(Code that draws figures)

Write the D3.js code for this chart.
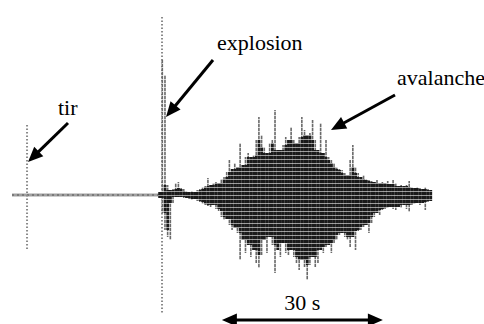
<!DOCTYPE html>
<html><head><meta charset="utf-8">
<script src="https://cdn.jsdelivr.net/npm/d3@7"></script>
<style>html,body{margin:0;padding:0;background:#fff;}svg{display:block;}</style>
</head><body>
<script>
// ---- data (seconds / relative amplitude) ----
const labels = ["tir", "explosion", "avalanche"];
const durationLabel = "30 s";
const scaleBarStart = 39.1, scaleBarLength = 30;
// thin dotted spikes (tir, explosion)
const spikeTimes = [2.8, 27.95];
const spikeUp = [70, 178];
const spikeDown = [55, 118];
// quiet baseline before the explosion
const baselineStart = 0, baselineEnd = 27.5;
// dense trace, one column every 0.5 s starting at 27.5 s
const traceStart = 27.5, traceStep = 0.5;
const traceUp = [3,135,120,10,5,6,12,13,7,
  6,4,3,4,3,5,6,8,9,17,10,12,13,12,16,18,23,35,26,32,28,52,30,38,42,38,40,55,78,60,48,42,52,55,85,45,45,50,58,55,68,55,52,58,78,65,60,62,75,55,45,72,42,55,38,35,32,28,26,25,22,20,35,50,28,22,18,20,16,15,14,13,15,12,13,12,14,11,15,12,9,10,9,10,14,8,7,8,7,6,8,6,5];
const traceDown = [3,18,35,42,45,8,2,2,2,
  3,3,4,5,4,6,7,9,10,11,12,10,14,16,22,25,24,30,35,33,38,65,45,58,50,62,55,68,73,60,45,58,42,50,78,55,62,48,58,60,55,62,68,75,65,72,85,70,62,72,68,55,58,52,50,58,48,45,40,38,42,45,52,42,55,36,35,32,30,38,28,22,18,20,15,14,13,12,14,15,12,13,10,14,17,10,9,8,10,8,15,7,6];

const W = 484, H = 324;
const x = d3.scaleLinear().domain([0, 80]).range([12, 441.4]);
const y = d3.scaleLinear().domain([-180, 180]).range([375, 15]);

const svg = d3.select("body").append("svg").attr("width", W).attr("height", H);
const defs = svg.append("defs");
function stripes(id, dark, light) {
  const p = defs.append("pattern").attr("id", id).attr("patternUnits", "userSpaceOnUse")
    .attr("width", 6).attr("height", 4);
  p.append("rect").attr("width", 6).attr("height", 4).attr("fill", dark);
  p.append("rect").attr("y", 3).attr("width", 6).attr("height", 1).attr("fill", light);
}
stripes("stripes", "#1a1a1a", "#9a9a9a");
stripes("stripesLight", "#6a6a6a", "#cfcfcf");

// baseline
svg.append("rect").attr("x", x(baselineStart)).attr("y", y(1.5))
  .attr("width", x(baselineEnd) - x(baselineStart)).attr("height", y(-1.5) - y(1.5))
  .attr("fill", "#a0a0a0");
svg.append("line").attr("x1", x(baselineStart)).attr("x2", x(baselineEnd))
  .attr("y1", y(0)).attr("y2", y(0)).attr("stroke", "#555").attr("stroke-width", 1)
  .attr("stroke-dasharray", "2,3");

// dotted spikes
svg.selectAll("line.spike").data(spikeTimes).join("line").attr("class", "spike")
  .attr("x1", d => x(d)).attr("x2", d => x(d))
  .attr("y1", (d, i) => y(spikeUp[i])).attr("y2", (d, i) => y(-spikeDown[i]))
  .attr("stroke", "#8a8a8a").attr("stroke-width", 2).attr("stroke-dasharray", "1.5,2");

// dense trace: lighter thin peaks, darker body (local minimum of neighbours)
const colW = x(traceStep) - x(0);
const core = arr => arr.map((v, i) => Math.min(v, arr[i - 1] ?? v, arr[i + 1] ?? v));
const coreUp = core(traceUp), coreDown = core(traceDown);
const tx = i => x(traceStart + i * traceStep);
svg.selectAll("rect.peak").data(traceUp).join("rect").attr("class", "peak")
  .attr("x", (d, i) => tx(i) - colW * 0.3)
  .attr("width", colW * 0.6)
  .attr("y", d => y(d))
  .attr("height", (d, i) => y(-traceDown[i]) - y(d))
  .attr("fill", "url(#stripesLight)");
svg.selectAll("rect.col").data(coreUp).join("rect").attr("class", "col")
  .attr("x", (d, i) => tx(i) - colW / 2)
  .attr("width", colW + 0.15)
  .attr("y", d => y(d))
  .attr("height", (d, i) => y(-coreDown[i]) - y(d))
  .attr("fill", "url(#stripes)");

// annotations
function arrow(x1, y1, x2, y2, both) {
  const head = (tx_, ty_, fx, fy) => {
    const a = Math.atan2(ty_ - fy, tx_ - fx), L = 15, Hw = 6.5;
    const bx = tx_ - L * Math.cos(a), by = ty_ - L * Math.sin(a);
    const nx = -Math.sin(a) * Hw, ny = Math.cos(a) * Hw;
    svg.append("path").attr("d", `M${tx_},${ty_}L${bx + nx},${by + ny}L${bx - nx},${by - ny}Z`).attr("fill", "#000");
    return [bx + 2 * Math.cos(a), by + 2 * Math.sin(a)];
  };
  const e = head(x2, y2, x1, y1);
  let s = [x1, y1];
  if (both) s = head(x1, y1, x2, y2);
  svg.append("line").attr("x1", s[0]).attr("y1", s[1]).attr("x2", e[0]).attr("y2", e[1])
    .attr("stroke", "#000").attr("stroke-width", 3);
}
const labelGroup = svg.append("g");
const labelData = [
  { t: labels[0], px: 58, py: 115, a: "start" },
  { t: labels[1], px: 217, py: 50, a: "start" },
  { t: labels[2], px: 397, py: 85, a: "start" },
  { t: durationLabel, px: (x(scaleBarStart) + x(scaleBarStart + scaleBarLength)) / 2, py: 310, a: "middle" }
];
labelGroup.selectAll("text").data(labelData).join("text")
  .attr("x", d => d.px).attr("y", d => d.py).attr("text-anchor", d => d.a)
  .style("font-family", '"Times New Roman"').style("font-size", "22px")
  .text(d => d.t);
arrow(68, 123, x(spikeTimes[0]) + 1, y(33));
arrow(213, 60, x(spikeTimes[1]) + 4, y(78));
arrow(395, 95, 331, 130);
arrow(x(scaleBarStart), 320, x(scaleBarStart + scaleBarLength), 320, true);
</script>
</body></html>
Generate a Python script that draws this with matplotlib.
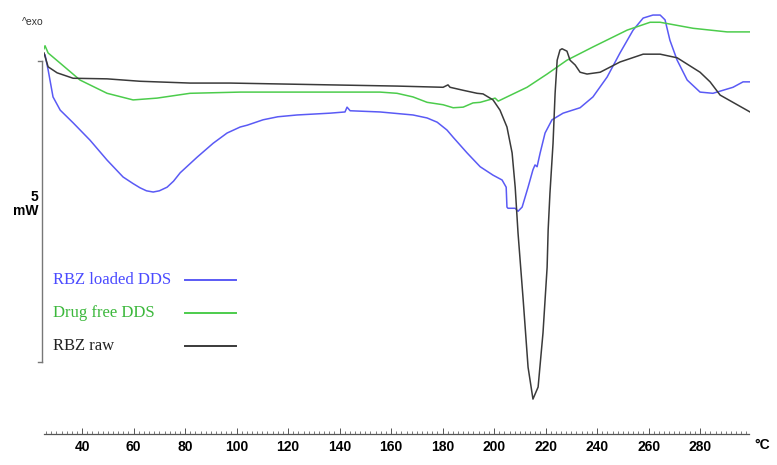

WRITTEN PROBLEM: Write out each entry exactly as given, but skip the pictures.

EXERCISE ANSWER:
Write the D3.js code for this chart.
<!DOCTYPE html>
<html><head><meta charset="utf-8">
<script src="https://cdn.jsdelivr.net/npm/d3@7"></script>
<style>html,body{margin:0;padding:0;background:#fff;}svg{display:block;}</style>
</head><body>
<script>
// ---- data (seconds / relative amplitude) ----
const labels = ["tir", "explosion", "avalanche"];
const durationLabel = "30 s";
const scaleBarStart = 39.1, scaleBarLength = 30;
// thin dotted spikes (tir, explosion)
const spikeTimes = [2.8, 27.95];
const spikeUp = [70, 178];
const spikeDown = [55, 118];
// quiet baseline before the explosion
const baselineStart = 0, baselineEnd = 27.5;
// dense trace, one column every 0.5 s starting at 27.5 s
const traceStart = 27.5, traceStep = 0.5;
const traceUp = [3,135,120,10,5,6,12,13,7,
  6,4,3,4,3,5,6,8,9,17,10,12,13,12,16,18,23,35,26,32,28,52,30,38,42,38,40,55,78,60,48,42,52,55,85,45,45,50,58,55,68,55,52,58,78,65,60,62,75,55,45,72,42,55,38,35,32,28,26,25,22,20,35,50,28,22,18,20,16,15,14,13,15,12,13,12,14,11,15,12,9,10,9,10,14,8,7,8,7,6,8,6,5];
const traceDown = [3,18,35,42,45,8,2,2,2,
  3,3,4,5,4,6,7,9,10,11,12,10,14,16,22,25,24,30,35,33,38,65,45,58,50,62,55,68,73,60,45,58,42,50,78,55,62,48,58,60,55,62,68,75,65,72,85,70,62,72,68,55,58,52,50,58,48,45,40,38,42,45,52,42,55,36,35,32,30,38,28,22,18,20,15,14,13,12,14,15,12,13,10,14,17,10,9,8,10,8,15,7,6];

const W = 484, H = 324;
const x = d3.scaleLinear().domain([0, 80]).range([12, 441.4]);
const y = d3.scaleLinear().domain([-180, 180]).range([375, 15]);

const svg = d3.select("body").append("svg").attr("width", W).attr("height", H);
const defs = svg.append("defs");
function stripes(id, dark, light) {
  const p = defs.append("pattern").attr("id", id).attr("patternUnits", "userSpaceOnUse")
    .attr("width", 6).attr("height", 4);
  p.append("rect").attr("width", 6).attr("height", 4).attr("fill", dark);
  p.append("rect").attr("y", 3).attr("width", 6).attr("height", 1).attr("fill", light);
}
stripes("stripes", "#1a1a1a", "#9a9a9a");
stripes("stripesLight", "#6a6a6a", "#cfcfcf");

// baseline
svg.append("rect").attr("x", x(baselineStart)).attr("y", y(1.5))
  .attr("width", x(baselineEnd) - x(baselineStart)).attr("height", y(-1.5) - y(1.5))
  .attr("fill", "#a0a0a0");
svg.append("line").attr("x1", x(baselineStart)).attr("x2", x(baselineEnd))
  .attr("y1", y(0)).attr("y2", y(0)).attr("stroke", "#555").attr("stroke-width", 1)
  .attr("stroke-dasharray", "2,3");

// dotted spikes
svg.selectAll("line.spike").data(spikeTimes).join("line").attr("class", "spike")
  .attr("x1", d => x(d)).attr("x2", d => x(d))
  .attr("y1", (d, i) => y(spikeUp[i])).attr("y2", (d, i) => y(-spikeDown[i]))
  .attr("stroke", "#8a8a8a").attr("stroke-width", 2).attr("stroke-dasharray", "1.5,2");

// dense trace: lighter thin peaks, darker body (local minimum of neighbours)
const colW = x(traceStep) - x(0);
const core = arr => arr.map((v, i) => Math.min(v, arr[i - 1] ?? v, arr[i + 1] ?? v));
const coreUp = core(traceUp), coreDown = core(traceDown);
const tx = i => x(traceStart + i * traceStep);
svg.selectAll("rect.peak").data(traceUp).join("rect").attr("class", "peak")
  .attr("x", (d, i) => tx(i) - colW * 0.3)
  .attr("width", colW * 0.6)
  .attr("y", d => y(d))
  .attr("height", (d, i) => y(-traceDown[i]) - y(d))
  .attr("fill", "url(#stripesLight)");
svg.selectAll("rect.col").data(coreUp).join("rect").attr("class", "col")
  .attr("x", (d, i) => tx(i) - colW / 2)
  .attr("width", colW + 0.15)
  .attr("y", d => y(d))
  .attr("height", (d, i) => y(-coreDown[i]) - y(d))
  .attr("fill", "url(#stripes)");

// annotations
function arrow(x1, y1, x2, y2, both) {
  const head = (tx_, ty_, fx, fy) => {
    const a = Math.atan2(ty_ - fy, tx_ - fx), L = 15, Hw = 6.5;
    const bx = tx_ - L * Math.cos(a), by = ty_ - L * Math.sin(a);
    const nx = -Math.sin(a) * Hw, ny = Math.cos(a) * Hw;
    svg.append("path").attr("d", `M${tx_},${ty_}L${bx + nx},${by + ny}L${bx - nx},${by - ny}Z`).attr("fill", "#000");
    return [bx + 2 * Math.cos(a), by + 2 * Math.sin(a)];
  };
  const e = head(x2, y2, x1, y1);
  let s = [x1, y1];
  if (both) s = head(x1, y1, x2, y2);
  svg.append("line").attr("x1", s[0]).attr("y1", s[1]).attr("x2", e[0]).attr("y2", e[1])
    .attr("stroke", "#000").attr("stroke-width", 3);
}
const labelGroup = svg.append("g");
const labelData = [
  { t: labels[0], px: 58, py: 115, a: "start" },
  { t: labels[1], px: 217, py: 50, a: "start" },
  { t: labels[2], px: 397, py: 85, a: "start" },
  { t: durationLabel, px: (x(scaleBarStart) + x(scaleBarStart + scaleBarLength)) / 2, py: 310, a: "middle" }
];
labelGroup.selectAll("text").data(labelData).join("text")
  .attr("x", d => d.px).attr("y", d => d.py).attr("text-anchor", d => d.a)
  .style("font-family", '"Times New Roman"').style("font-size", "22px")
  .text(d => d.t);
arrow(68, 123, x(spikeTimes[0]) + 1, y(33));
arrow(213, 60, x(spikeTimes[1]) + 4, y(78));
arrow(395, 95, 331, 130);
arrow(x(scaleBarStart), 320, x(scaleBarStart + scaleBarLength), 320, true);
</script>
</body></html>
Generate a Python script that draws this with matplotlib.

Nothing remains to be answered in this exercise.